Los rebeldes hutíes y la coalición liderada por Arabia Saudí han mostrado músculo hasta el último minuto. Alardes de fuerza que realmente ocultan la debilidad de ambos bandos. Los hutíes, pertenecientes a la minoría zaydí (chií) del norte del país, reciben el apoyo pero a distancia de Irán y no pueden resistir el empuje de la coalición árabe desde el sur, el cual, con la cobertura saudí, ha recuperado cinco provincias del sur y ha lanzado una ofensiva para asegurar el control del estratégico estrecho de Bab al Mandeb en el Mar Rojo.
Frente a los hutíes y sus aliados de Saleh, el Gobierno yemení en el exilio y la coalición de fuerzas entre tribus suníes y sudistas no resistirían ni un mes sin el apoyo militar, directo y sobre el terreno, de Ryad.
Pero es la propia Arabia Saudí la que da muestras de creciente debilidad. Y no solo por su imposibilidad de doblegar de un plumazo a los irredentos hutíes.

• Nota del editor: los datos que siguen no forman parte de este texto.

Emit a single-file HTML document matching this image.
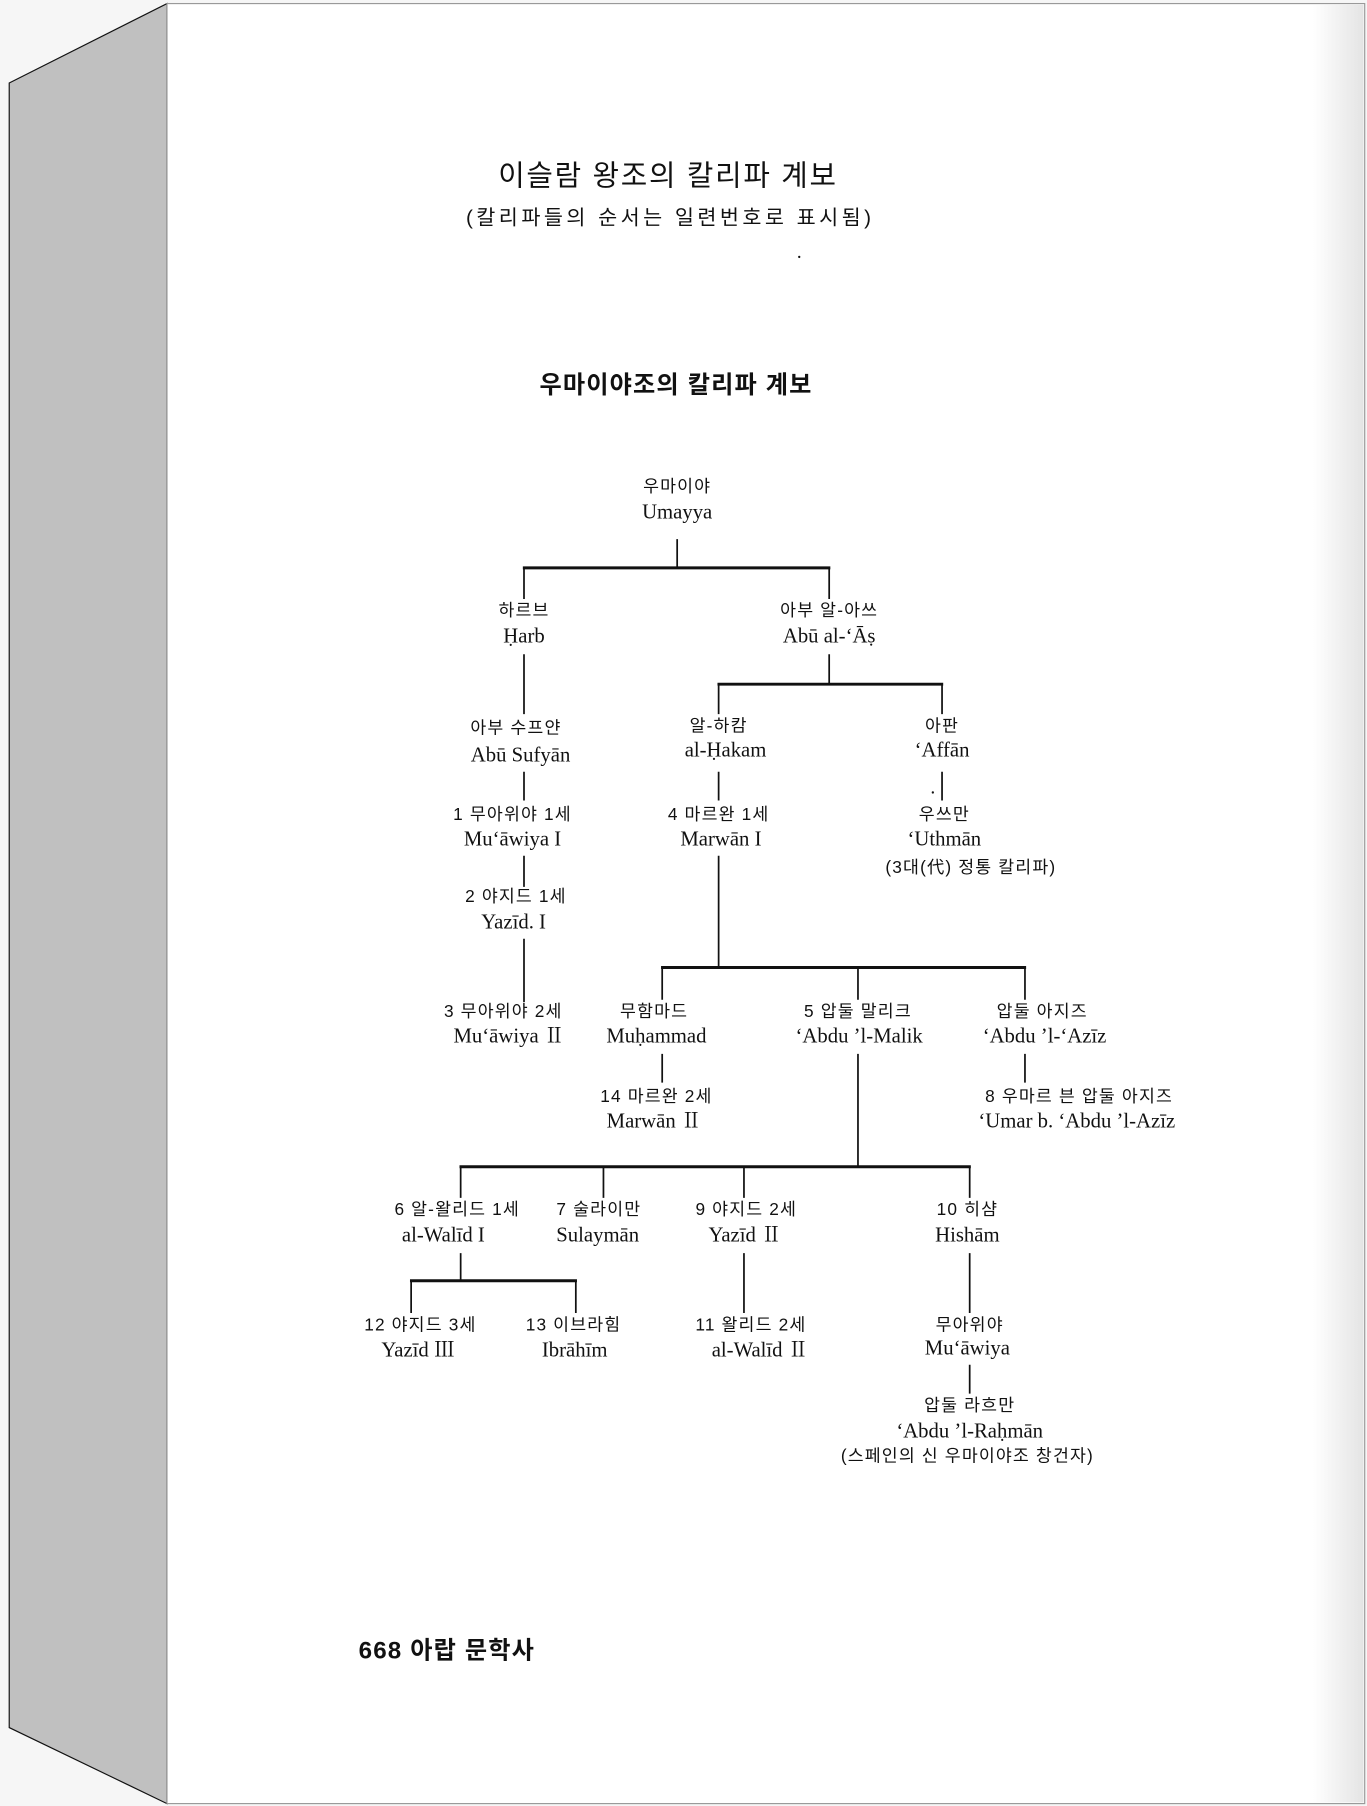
<!DOCTYPE html>
<html><head><meta charset="utf-8"><style>
html,body{margin:0;padding:0;background:#f6f6f6;}
svg{display:block}
.k{font-family:"Liberation Sans","Noto Sans CJK KR",sans-serif;font-size:15px;fill:#111;text-anchor:middle;letter-spacing:1px}
.l{font-family:"Liberation Serif","Noto Serif CJK SC",serif;font-size:18px;fill:#111;text-anchor:middle}
</style></head><body>
<svg width="1367" height="1806" viewBox="0 0 1187 1568" xmlns="http://www.w3.org/2000/svg">
<defs><linearGradient id="g" x1="0" x2="1"><stop offset="0" stop-color="#fff"/><stop offset="1" stop-color="#e4e4e4"/></linearGradient></defs>
<rect x="0" y="0" width="1187" height="1568" fill="#f6f6f6"/>
<polygon points="8,72 145,3 145,1566 8,1500" fill="#c0c0c0" stroke="#111" stroke-width="1"/>
<rect x="145" y="3" width="1040" height="1563" fill="#fff" stroke="#999" stroke-width="1"/>
<rect x="1140" y="4" width="44" height="1561" fill="url(#g)"/>
<g font-family="Liberation Sans,'Noto Sans CJK KR',sans-serif" text-anchor="middle" fill="#111">
<text x="580" y="161" font-size="25" letter-spacing="1.5">이슬람 왕조의 칼리파 계보</text>
<text x="582" y="195" font-size="18" letter-spacing="3">(칼리파들의 순서는 일련번호로 표시됨)</text>
<text x="587" y="341" font-size="21" font-weight="bold" letter-spacing="1">우마이야조의 칼리파 계보</text>
<text x="388" y="1440" font-size="21" font-weight="bold" letter-spacing="1">668 아랍 문학사</text>
</g>
<g stroke="#111" fill="none">
<g stroke-width="2.6">
<line x1="454" y1="493" x2="721" y2="493"/>
<line x1="623" y1="594" x2="819" y2="594"/>
<line x1="574" y1="840" x2="891" y2="840"/>
<line x1="399" y1="1013" x2="843" y2="1013"/>
<line x1="356" y1="1112" x2="501" y2="1112"/>
</g>
<g stroke-width="1.5">
<path d="M588 468V493M455 493V520M720 493V520"/>
<path d="M455 568V620M720 568V594M624 594V620M818 594V620"/>
<path d="M455 670V695M624 670V695M818 670V695"/>
<path d="M455 743V770M455 815V870M624 743V840"/>
<path d="M575 840V868M745 840V868M890 840V868"/>
<path d="M575 915V940M890 915V940M745 915V1013"/>
<path d="M400 1013V1040M524 1013V1040M646 1013V1040M842 1013V1040"/>
<path d="M400 1088V1112M357 1112V1140M500 1112V1140M646 1088V1140M842 1088V1140M842 1185V1210"/>
</g>
</g>
<circle cx="810" cy="688" r="1" fill="#111"/>
<circle cx="694" cy="223" r="1" fill="#111"/>
<text class="k" x="588" y="427">우마이야</text><text class="l" x="588" y="450">Umayya</text>
<text class="k" x="455" y="535">하르브</text><text class="l" x="455" y="558">Ḥarb</text>
<text class="k" x="720" y="535">아부 알-아쓰</text><text class="l" x="720" y="558">Abū al-‘Āṣ</text>
<text class="k" x="448" y="637">아부 수프얀</text><text class="l" x="452" y="661">Abū Sufyān</text>
<text class="k" x="624" y="635">알-하캄</text><text class="l" x="630" y="657">al-Ḥakam</text>
<text class="k" x="818" y="635">아판</text><text class="l" x="818" y="657">‘Affān</text>
<text class="k" x="445" y="712">1 무아위야 1세</text><text class="l" x="445" y="734">Mu‘āwiya I</text>
<text class="k" x="624" y="712">4 마르완 1세</text><text class="l" x="626" y="734">Marwān I</text>
<text class="k" x="820" y="712">우쓰만</text><text class="l" x="820" y="734">‘Uthmān</text>
<text class="k" x="843" y="758">(3대(代) 정통 칼리파)</text>
<text class="k" x="448" y="783">2 야지드 1세</text><text class="l" x="446" y="806">Yazīd. I</text>
<text class="k" x="437" y="883">3 무아위야 2세</text><text class="l" x="442" y="905">Mu‘āwiya Ⅱ</text>
<text class="k" x="568" y="883">무함마드</text><text class="l" x="570" y="905">Muḥammad</text>
<text class="k" x="745" y="883">5 압둘 말리크</text><text class="l" x="746" y="905">‘Abdu ’l-Malik</text>
<text class="k" x="905" y="883">압둘 아지즈</text><text class="l" x="907" y="905">‘Abdu ’l-‘Azīz</text>
<text class="k" x="570" y="957">14 마르완 2세</text><text class="l" x="568" y="979">Marwān Ⅱ</text>
<text class="k" x="937" y="957">8 우마르 븐 압둘 아지즈</text><text class="l" x="935" y="979">‘Umar b. ‘Abdu ’l-Azīz</text>
<text class="k" x="397" y="1055">6 알-왈리드 1세</text><text class="l" x="385" y="1078">al-Walīd I</text>
<text class="k" x="520" y="1055">7 술라이만</text><text class="l" x="519" y="1078">Sulaymān</text>
<text class="k" x="648" y="1055">9 야지드 2세</text><text class="l" x="647" y="1078">Yazīd Ⅱ</text>
<text class="k" x="840" y="1055">10 히샴</text><text class="l" x="840" y="1078">Hishām</text>
<text class="k" x="365" y="1155">12 야지드 3세</text><text class="l" x="363" y="1178">Yazīd Ⅲ</text>
<text class="k" x="498" y="1155">13 이브라힘</text><text class="l" x="499" y="1178">Ibrāhīm</text>
<text class="k" x="652" y="1155">11 왈리드 2세</text><text class="l" x="660" y="1178">al-Walīd Ⅱ</text>
<text class="k" x="842" y="1155">무아위야</text><text class="l" x="840" y="1176">Mu‘āwiya</text>
<text class="k" x="842" y="1225">압둘 라흐만</text><text class="l" x="842" y="1248">‘Abdu ’l-Raḥmān</text>
<text class="k" x="840" y="1269">(스페인의 신 우마이야조 창건자)</text>
</svg>
</body></html>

A sus crecientes bajas militares –difícilmente soportables en un régimen tan clientelar como el saudí– se suma el coste económico de la guerra.
Pese a que su decisión de no reducir la producción petrolera les condena a ello, el precio bajo mínimos del petróleo ha forzado a Ryad a retirar 50.000 millones de dólares de su fondo de inversiones internacionales, lo que fue ocultado pero acogido con gran nerviosismo por el mundo financiero.

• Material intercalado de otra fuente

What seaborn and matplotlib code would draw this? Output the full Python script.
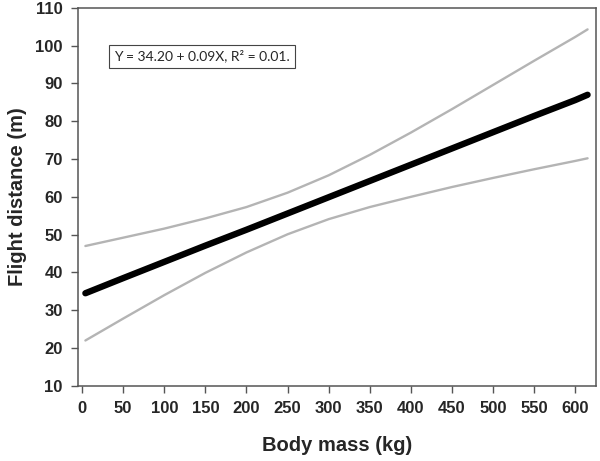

El régimen necesita dinero para mantener su tren de vida y el «modus vivendi» rentista de sus ciudadanos saudíes.
Las conversaciones de paz, auspiciadas por la ONU, se iniciaron ayer en un hotel en Macolin, en el cantón suizo de Berna. El tiempo dirá si unos y otros, conscientes de su respectiva debilidad, optan por reforzarse reforzando la posibilidad de una solución negociada. O siguen condenando a la guerra al país más pobre del mundo árabe.